APS Report Stimulates New BA Programs at Michigan Tech

By Michael Lucibella


Gender Equity Report Cover

Gray arrow Gender Equity Report

Michigan Technological University is starting two new physics degree programs aimed at increasing physics literacy and helping train new physics teachers, based in part on recommendations from an APS report.

Located in the northwest part of the state, Michigan Tech is starting up a new Bachelor of Arts degree in physics as well as a B.A. in physics with a concentration in secondary education. In the announcement, provost Max Seel, a physicist and APS member, said that they were following one of the recommendation’s from 2007’s Gender Equity report put out by APS in collaboration with the Department of Energy and the National Science Foundation.

“The motivation for offering a B.A. in physics to provide students with a strong foundation in physics but fewer course requirements,” said Seel. “It’s basically what I think APS said in its gender equity report; to create flexible tracks for physics majors… A B.A. basically offers more flexible pathways.”

Seel added that the new programs weren’t watering down the science taught in them, but were being offered to give students the opportunity to get a strong background in science, even if they don’t necessarily want to go into physics as a career. “This B.A. degree has nothing to do with less rigor, but to create more job opportunities.”
APS’s 2007 Gender Equity report focused on crafting ways to offset the gender imbalance in physics. In 2006, women received only 18 percent of physics PhDs awarded that year.
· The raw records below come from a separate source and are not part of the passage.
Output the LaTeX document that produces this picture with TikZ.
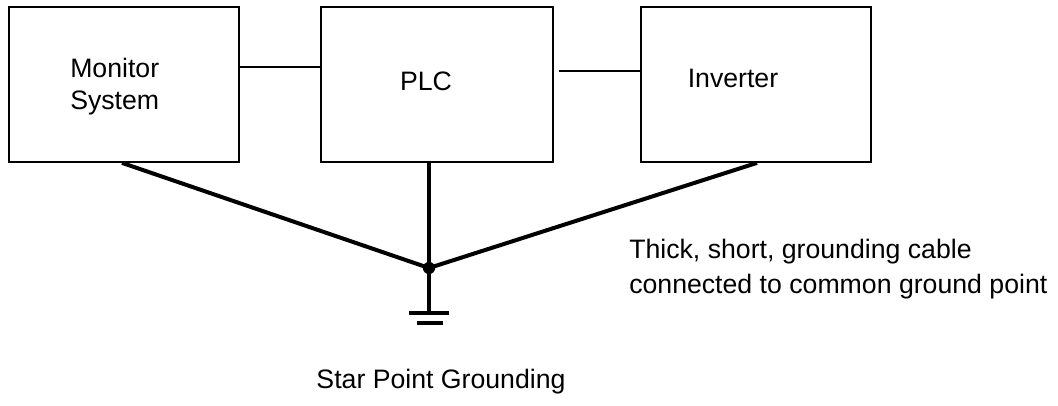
\documentclass[tikz,border=0pt]{standalone}
\usepackage{fontspec}
\setmainfont{Liberation Sans}
\begin{document}
\begin{tikzpicture}[x=0.75pt,y=-0.75pt,
  box/.style={draw, line width=1.3pt, inner sep=0pt, minimum width=172.5pt, minimum height=116.25pt},
  lbl/.style={font=\fontsize{20}{24}\selectfont, inner sep=0pt},
  thin/.style={line width=1.1pt},
  gnd/.style={line width=3pt},
  bar/.style={line width=2.6pt}]
\useasboundingbox (0,0) rectangle (1058,405);
\node[box] (mon) at (124,84.5) {};
\node[box, minimum width=174pt] (plc) at (437,84.5) {};
\node[box] (inv) at (756,84.5) {};
\node[lbl, anchor=base west] (mon1) at (70,77) {Monitor};
\node[lbl, anchor=base west] (mon2) at (70,109) {System};
\node[lbl, anchor=base] (plct) at (426,90.5) {PLC};
\node[lbl, anchor=base] (invt) at (733,87) {Inverter};
\node[lbl, anchor=base west] (note1) at (629,258) {Thick, short, grounding cable};
\node[lbl, anchor=base west] (note2) at (629,293) {connected to common ground point};
\node[lbl, anchor=base] (star) at (441,388) {Star Point Grounding};
% signal connectors
\draw[thin] (mon.east |- 0,67) -- (plc.west |- 0,67);
\coordinate (c2) at (559,71);
\draw[thin] (c2) -- (inv.west |- c2);
% ground
\coordinate (j) at (429,268);
\coordinate (g) at (429,313);
\draw[gnd] (mon.south -| 122,0) -- (j);
\draw[gnd] (plc.south -| j) -- (j);
\draw[gnd] (inv.south -| 757,0) -- (j);
\draw[gnd] (j) -- (g);
\fill (j) circle[radius=4.6pt];
\draw[bar] (409,313) -- (449,313);
\draw[bar] (417,323) -- (443,323);
\end{tikzpicture}
\end{document}
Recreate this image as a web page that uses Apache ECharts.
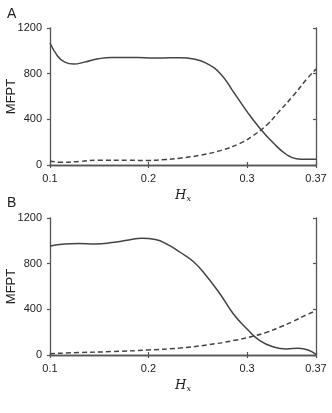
<!DOCTYPE html>
<html>
<head>
<meta charset="utf-8">
<script src="https://cdn.jsdelivr.net/npm/echarts@6/dist/echarts.min.js"></script>
<style>
html,body{margin:0;padding:0;background:#fff;}
#chart{width:332px;height:413px;}
</style>
</head>
<body>
<div id="chart"></div>
<script>
// Panel A
var hxSolidA = [0.1, 0.108, 0.115, 0.124, 0.135, 0.149, 0.163, 0.18, 0.196, 0.21, 0.232, 0.246, 0.259, 0.273, 0.286, 0.3, 0.313, 0.327, 0.34, 0.35, 0.36, 0.37];
var solidA   = [1068, 951, 901, 884, 901, 930, 942, 942, 939, 937, 940, 928, 890, 800, 643, 468, 322, 190, 92, 55, 50, 50];
var hxDashA  = [0.1, 0.112, 0.13, 0.149, 0.18, 0.2, 0.217, 0.232, 0.252, 0.273, 0.293, 0.306, 0.32, 0.333, 0.347, 0.36, 0.37];
var dashA    = [35, 23, 32, 41, 41, 40, 48, 60, 85, 126, 190, 257, 351, 474, 608, 746, 840];
// Panel B
var hxSolidB = [0.1, 0.115, 0.129, 0.146, 0.163, 0.18, 0.193, 0.207, 0.22, 0.232, 0.246, 0.259, 0.273, 0.286, 0.3, 0.313, 0.327, 0.34, 0.352, 0.362, 0.37];
var solidB   = [955, 973, 976, 973, 985, 1008, 1023, 1011, 964, 900, 815, 690, 530, 362, 228, 126, 70, 53, 59, 44, 5];
var hxDashB  = [0.1, 0.129, 0.163, 0.2, 0.232, 0.259, 0.286, 0.306, 0.32, 0.333, 0.347, 0.36, 0.37];
var dashB    = [12, 21, 30, 44, 61, 88, 126, 164, 199, 243, 295, 351, 387];
// Axes
var xMin = 0.1, xMax = 0.37, xStep = 0.1;
var yTicks = [0, 400, 800, 1200];
var panelLabels = ['A', 'B'];
var yName = 'MFPT';

function pairs(xs, ys){ return xs.map(function(x,i){ return [x, ys[i]]; }); }

var axisColor = '#555';
var textColor = '#222';
var lineColor = '#444';
var font = 'Liberation Sans, Arial, sans-serif';
var grids = [
  {left:50, top:28, width:266, height:137, containLabel:false, outerBoundsMode:'none'},
  {left:50, top:218, width:266, height:137, containLabel:false, outerBoundsMode:'none'}
];

var xAxes = [], yAxes = [];
grids.forEach(function(g, gi){
  xAxes.push({
    type:'value', gridIndex:gi, min:xMin, max:xMax, interval:xStep, position:'bottom',
    axisLine:{lineStyle:{color:axisColor, width:1.3}},
    axisTick:{show:true, length:3, inside:false, lineStyle:{color:axisColor, width:1.2}},
    axisLabel:{color:textColor, fontSize:11, fontFamily:font, margin:8,
      formatter:function(v){ return String(+v.toFixed(2)); }},
    splitLine:{show:false},
    name:'{h|H}{s|x}', nameLocation:'middle', nameGap:24, nameMoveOverlap:false,
    nameTextStyle:{rich:{
      h:{fontFamily:'DejaVu Serif, Liberation Serif, serif', fontStyle:'italic', fontSize:13, color:textColor},
      s:{fontFamily:'DejaVu Serif, Liberation Serif, serif', fontStyle:'italic', fontSize:8, color:textColor, padding:[6,0,0,0]}
    }}
  });
  xAxes.push({
    type:'value', gridIndex:gi, min:xMin, max:xMax, interval:xStep, position:'top',
    axisLine:{lineStyle:{color:axisColor, width:1.3}},
    axisTick:{show:true, length:3, inside:false, lineStyle:{color:axisColor, width:1.2}},
    axisLabel:{show:false}, splitLine:{show:false}
  });
  yAxes.push({
    type:'value', gridIndex:gi, min:yTicks[0], max:yTicks[yTicks.length-1], interval:yTicks[1]-yTicks[0], position:'left',
    axisLine:{show:true, lineStyle:{color:axisColor, width:1.3}},
    axisTick:{show:true, length:3, inside:false, lineStyle:{color:axisColor, width:1.2}},
    axisLabel:{color:textColor, fontSize:11, fontFamily:font, margin:8,
      formatter:function(v){ return String(v); }},
    splitLine:{show:false},
    name:yName, nameLocation:'middle', nameGap:32, nameMoveOverlap:false,
    nameTextStyle:{color:textColor, fontSize:13, fontFamily:font}
  });
  yAxes.push({
    type:'value', gridIndex:gi, min:yTicks[0], max:yTicks[yTicks.length-1], interval:yTicks[1]-yTicks[0], position:'right',
    axisLine:{show:true, lineStyle:{color:axisColor, width:1.3}},
    axisTick:{show:true, length:3, inside:true, lineStyle:{color:axisColor, width:1.2}},
    axisLabel:{show:false}, splitLine:{show:false}
  });
});

function lineSeries(gi, data, dashed){
  return {
    type:'line', xAxisIndex:gi*2, yAxisIndex:gi*2, data:data, smooth:0.5,
    showSymbol:false, symbol:'none', silent:true, animation:false, clip:true,
    lineStyle:{color:lineColor, width:1.5, type: dashed ? [5,3] : 'solid'}
  };
}

var chart = echarts.init(document.getElementById('chart'), null, {renderer:'canvas'});
chart.setOption({
  animation:false,
  backgroundColor:'#fff',
  title:[
    {text:panelLabels[0], left:7, top:7, padding:0, textStyle:{fontSize:14, fontWeight:'normal', color:textColor, fontFamily:font}},
    {text:panelLabels[1], left:7, top:196, padding:0, textStyle:{fontSize:14, fontWeight:'normal', color:textColor, fontFamily:font}}
  ],
  grid:grids,
  xAxis:xAxes,
  yAxis:yAxes,
  series:[
    lineSeries(0, pairs(hxSolidA, solidA), false),
    lineSeries(0, pairs(hxDashA, dashA), true),
    lineSeries(1, pairs(hxSolidB, solidB), false),
    lineSeries(1, pairs(hxDashB, dashB), true)
  ]
});
</script>
</body>
</html>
One of the recommendations of the report was to “[m]ake it easier to enter a physics program after the first year to allow for late starters or those with lower initial preparation in mathematics.”

Seel said that he hoped the flexible options offered by the B.A. program would encourage more women to enroll in the physics program.

“I think anything that offers more flexibility in the physics degree plan opens more doors to more students,” said Monica Plisch, Assistant Director of Education and Diversity at APS. “The B.A. allows them to switch [majors] and still finish their degrees in four years.”

The secondary education track in the physics B.A. that will also be offered is to directly address the need for more high school physics teachers. Recent studies have shown that more than half of high school teachers teaching physics do not have a degree or minor in physics or physics education.

“We need more good teachers in high schools. Having a B.A. option should exactly help that too,” Seel said. “It will open up more flexible paths for people who are trying to get a good foundation in physics, a good background in physics, but don’t want to stay in the field of physics their whole lives.”

Michigan Tech announced its new physics programs on December 9th, along with two new masters programs and a new PhD program. The new degrees are pending approval from the academic affairs officers of the presidents’ council of the State Universities of Michigan, the state’s academic oversight board. Seel said he expected them to approve the new programs around January 20th.